Businesses drastically cut their spending on equipment and software and structures in the first quarter, leading to a record 37.9% plunge in overall business investment.

That followed a 21.7% drop in the fourth quarter and was the biggest decline since quarterly records began more than 60 years ago. The drop subtracted 4.7 percentage points from GDP.

"Essentially, firms assumed what I have nicknamed 'the turtle position,' " Joel Naroff of Naroff Economic Advisors said in a note to clients. "If it wasn't absolutely needed, it didn't get bought."

PNC economists Stuart Hoffman and Robert Dye said such aversion on the part of businesses to spending money pointed to "ongoing losses in payroll jobs for the remainder of this year."

Since the recession began in December 2007, 5.1 million jobs have been cut, bringing the unemployment rate to 8.5% in March, the highest in more than a quarter-century.

U.S. exports, down 30%

The downturn is global, a point driven home by the sharp falloff in sales of U.S. goods abroad.

Exports fell at a 30% annual rate in the first quarter after falling at a 23.6% rate in the fourth quarter. The drop in the beginning of 2009 was the biggest in 40 years. Exports subtracted 4.1 percentage points from GDP in the first quarter.

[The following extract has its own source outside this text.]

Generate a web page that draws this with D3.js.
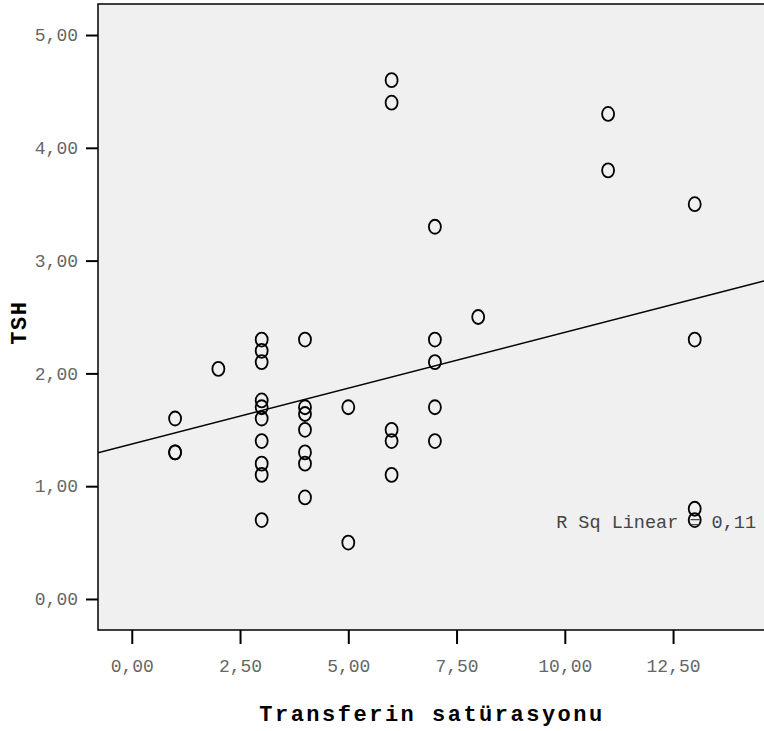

But imports also dropped steeply, leading trade to actually be a net positive for the economy in the first quarter. Falling imports serve to boost GDP.

Exports are unlikely to be in the plus column for the U.S. economy for some time, economists predicted.

"As the global economy falls into a deeper recession, exports are likely to weaken," California State University economics professor Sung Won Sohn said.

Inventories, down $104 billion

Businesses are responding to the sharp downturn in the economy by rapidly liquidating their inventories. In the first quarter, companies slashed $104 billion in inventories, more than four times the amount they cut in the fourth quarter. The inventory liquidations subtracted 2.8 percentage points from GDP.

Although inventory liquidation is a negative for GDP, a number of economists said the quick movement on the part of businesses could bode well for upcoming quarters. With inventories low, businesses will need to restock shelves quickly when demand picks up.

"Modern supply-chain management dictates that management must execute swift adjustments to fluctuating demand conditions, and that is exactly what we got," said Brian Bethune, chief U.S. financial economist at economic consulting firm IHS Global Insight.

"While inventories are likely to decline in the second quarter, it is very unlikely that they will decline at a rate much greater than what we saw in the first quarter," he said. "That would add … to growth right out of the starting gate."

Housing investment, down 38%

Housing investment fell 38% in the first quarter, the biggest drop since 1980 and the 13th-consecutive quarterly decline. Housing subtracted 1.4 percentage points from GDP last quarter. The market isn't expected to come roaring back, but economists said big declines may be past. "More timely home-sales-related data have signaled some improvement," UBS said in a note to clients.

Government spending, down 3.9%

For the first time in more than three years, government spending declined in the first quarter as federal spending on defense as well as outlays by state and local governments dropped.

Government spending dropped 3.9% in the first quarter, the biggest decline since the end of 1995, and subtracted 0.8 of a percentage point from GDP.

But economists said government spending will likely be a boost starting in the second quarter as the $787 billion stimulus bill begins to be spent throughout the economy.

"We should expect federal government outlays to start soaring and state and local expenditures to show the impact of the stimulus bill," Naroff says.